José Pratas
- Full name: José João Mendes Pratas
- Born: Évora, Portugal
- Died: October 1, 2017 (aged 59) Hospital do Espírito Santo of Évora, Portugal

Domestic
- Years: League / Role
- 1988–1989 2002-2003: Primeira Liga / Referee

International
- Years: League / Role
- 1993–2003: FIFA / Referee

= José Pratas =

Portuguese football referee

José João Mendes Pratas (6 October 1957 – 1 October 2017) was a Portuguese football referee.

He was born in Évora, where he died on 1 October 2017, at the age of 59. He was in the first national category between 1988-1989 and 2002-2003, arbitrating about 200 games in the Primeira Liga. He also refereed the final of the Cup of 1993-1994.
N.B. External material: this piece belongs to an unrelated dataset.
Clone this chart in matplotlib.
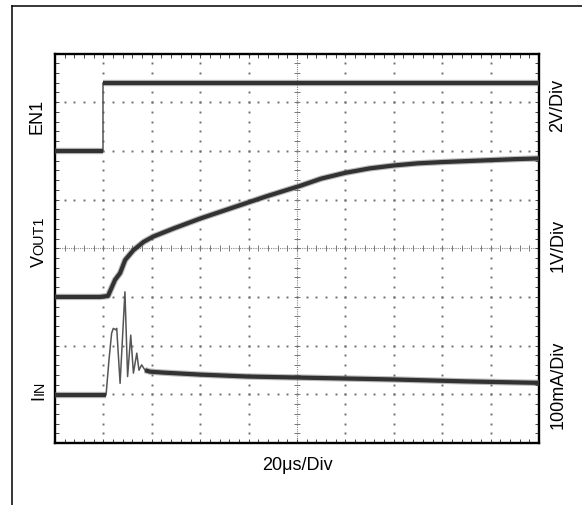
import numpy as np
import matplotlib.pyplot as plt
from matplotlib.lines import Line2D

plt.rcParams['font.family'] = ['Liberation Sans', 'DejaVu Sans']

# scope settings: 20us/div, 10 x 8 divisions
us_per_div = 20.0
n_xdiv = 10
n_ydiv = 8

# EN1 (2V/div, ground at div 6)
en1_t = [0.0, 20.0, 20.0, 200.0]
en1_v = [0.0, 0.0, 2.78, 2.78]
en1_zero, en1_scale = 6.0, 2.0

# VOUT1 (1V/div, ground at div 3)
vout_t = [0.0, 18.6, 21.9, 24.8, 26.9, 29.0, 32.4, 36.6, 40.6, 49.2, 60.0,
          73.8, 87.6, 101.2, 110.0, 120.0, 130.0, 140.0, 150.0, 160.0,
          170.0, 180.0, 190.0, 200.0]
vout_v = [0.0, 0.0, 0.02, 0.35, 0.49, 0.76, 0.96, 1.13, 1.24, 1.41, 1.61,
          1.84, 2.07, 2.28, 2.43, 2.55, 2.64, 2.70, 2.745, 2.77,
          2.79, 2.81, 2.83, 2.845]
vout_zero, vout_scale = 3.0, 1.0

# IIN (100mA/div, zero at div 1)
iin_t = [0.0, 21.1, 22.3, 23.4, 24.1, 25.1, 25.5, 26.9, 28.9, 30.0, 31.3,
         32.4, 33.8, 34.7, 35.8, 37.2, 39.3, 45.0, 60.0, 80.0, 100.0,
         140.0, 170.0, 200.0]
iin_ma = [0, 0, 72, 127, 137, 134, 137, 24, 212, 38, 123,
          45, 86, 51, 62, 51, 48, 46, 42, 38, 36,
          32, 28, 25]
iin_zero, iin_scale = 0.985, 100.0

W, H = 582, 505
fig = plt.figure(figsize=(W / 100, H / 100), dpi=100, facecolor='w')

# outer frame of the figure box
fig.add_artist(Line2D([12 / W, 1.0], [1 - 6 / H, 1 - 6 / H], transform=fig.transFigure, color='k', lw=1.1))
fig.add_artist(Line2D([12 / W, 12 / W], [1 - 6 / H, 0.0], transform=fig.transFigure, color='k', lw=1.1))

ax = fig.add_axes([55 / W, 1 - 443 / H, 484 / W, 389.5 / H])
ax.set_xlim(0, n_xdiv * us_per_div)
ax.set_ylim(0, n_ydiv)
for s in ax.spines.values():
    s.set_linewidth(1.7)

minor_x = np.arange(0, n_xdiv * us_per_div + 0.01, us_per_div / 5)
minor_y = np.arange(0, n_ydiv + 0.001, 0.2)
ax.set_xticks(np.arange(0, n_xdiv * us_per_div + 0.01, us_per_div))
ax.set_yticks(np.arange(0, n_ydiv + 0.01, 1))
ax.set_xticks(minor_x, minor=True)
ax.set_yticks(minor_y, minor=True)
ax.tick_params(which='both', direction='in', length=3, width=0.7, color='#444',
               top=True, right=True, labelbottom=False, labelleft=False)

# dotted graticule
dot = dict(ls='none', marker='s', ms=1.4, mew=0, color='#6e6e6e', zorder=1)
for i in range(1, n_xdiv):
    if i == n_xdiv // 2:
        continue
    ax.plot(np.full(len(minor_y), i * us_per_div), minor_y, **dot)
for j in range(1, n_ydiv):
    if j == n_ydiv // 2:
        continue
    ax.plot(minor_x, np.full(len(minor_x), j), **dot)

# centre axes with fine ticks
xc = n_xdiv / 2 * us_per_div
yc = n_ydiv / 2
ax.axhline(yc, ls=(0, (1, 1)), lw=0.8, color='#888', zorder=1)
ax.axvline(xc, ls=(0, (1, 1)), lw=0.8, color='#888', zorder=1)
ax.plot(minor_x, np.full(len(minor_x), yc), ls='none', marker='|', ms=5, mew=0.7, color='#777', zorder=1)
ax.plot(np.full(len(minor_y), xc), minor_y, ls='none', marker='_', ms=5, mew=0.7, color='#777', zorder=1)


def thick(t, y):
    ax.plot(t, y, color='#6a6a6a', lw=4.6, alpha=0.45, solid_joinstyle='round',
            solid_capstyle='butt', zorder=3)
    ax.plot(t, y, color='#323232', lw=3.0, solid_joinstyle='round',
            solid_capstyle='butt', zorder=4)


def thin(t, y):
    ax.plot(t, y, color='#555', lw=1.1, zorder=3)


en1_y = en1_zero + np.array(en1_v) / en1_scale
thin(en1_t, en1_y)
thick(en1_t[:2], en1_y[:2])
thick(en1_t[2:], en1_y[2:])

vout_y = vout_zero + np.array(vout_v) / vout_scale
thick(vout_t, vout_y)

it = np.array(iin_t)
iin_y = iin_zero + np.array(iin_ma) / iin_scale
thin(it, iin_y)
pre = it <= 21.1
post = it >= 37.2
thick(it[pre], iin_y[pre])
thick(it[post], iin_y[post])

fs = 13
fig.text(297 / W, 1 - 466 / H, '20\u03bcs/Div', ha='center', va='center', fontsize=fs)
fig.text(558 / W, 1 - 105 / H, '2V/Div', rotation=90, ha='center', va='center', fontsize=fs)
fig.text(558 / W, 1 - 245 / H, '1V/Div', rotation=90, ha='center', va='center', fontsize=fs)
fig.text(558 / W, 1 - 385 / H, '100mA/Div', rotation=90, ha='center', va='center', fontsize=fs)
fig.text(37 / W, 1 - 116 / H, 'EN1', rotation=90, ha='center', va='center', fontsize=fs)

renderer = fig.canvas.get_renderer()


def signal_label(x_px, y_px, big, small, size=fs, ratio=0.8):
    # rotated label with a small-caps tail, e.g. V + OUT1
    kw = dict(rotation=90, rotation_mode='anchor', ha='left', va='baseline')
    t1 = fig.text(0, 0, big, fontsize=size, **kw)
    t2 = fig.text(0, 0, small, fontsize=size * ratio, **kw)
    h1 = t1.get_window_extent(renderer).height
    h2 = t2.get_window_extent(renderer).height
    cap = 0.716 * size * fig.dpi / 72
    xb = x_px + cap / 2
    y0 = (H - y_px) - (h1 + h2) / 2
    t1.set_position((xb / W, y0 / H))
    t2.set_position((xb / W, (y0 + h1) / H))


signal_label(37, 242, 'V', 'OUT1')
signal_label(37, 390, 'I', 'IN')

fig.savefig('out.png', dpi=100, facecolor='w')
He was international referee between 1993 and 2002, retiring from the arbitration in 2003. The finish of his career was announced on December 31, 2002, having refereed his last match at Povoa de Varzim in Varzim S.C.-FC Porto. When he died in 2017, he was an observer of the Arbitration Council of the Portuguese Football Federation.

According to the Portuguese Professional Football League, "he was one of the referees who made the most of the class. José Pratas represented a generation of referees who had great relevance in the development of professional football".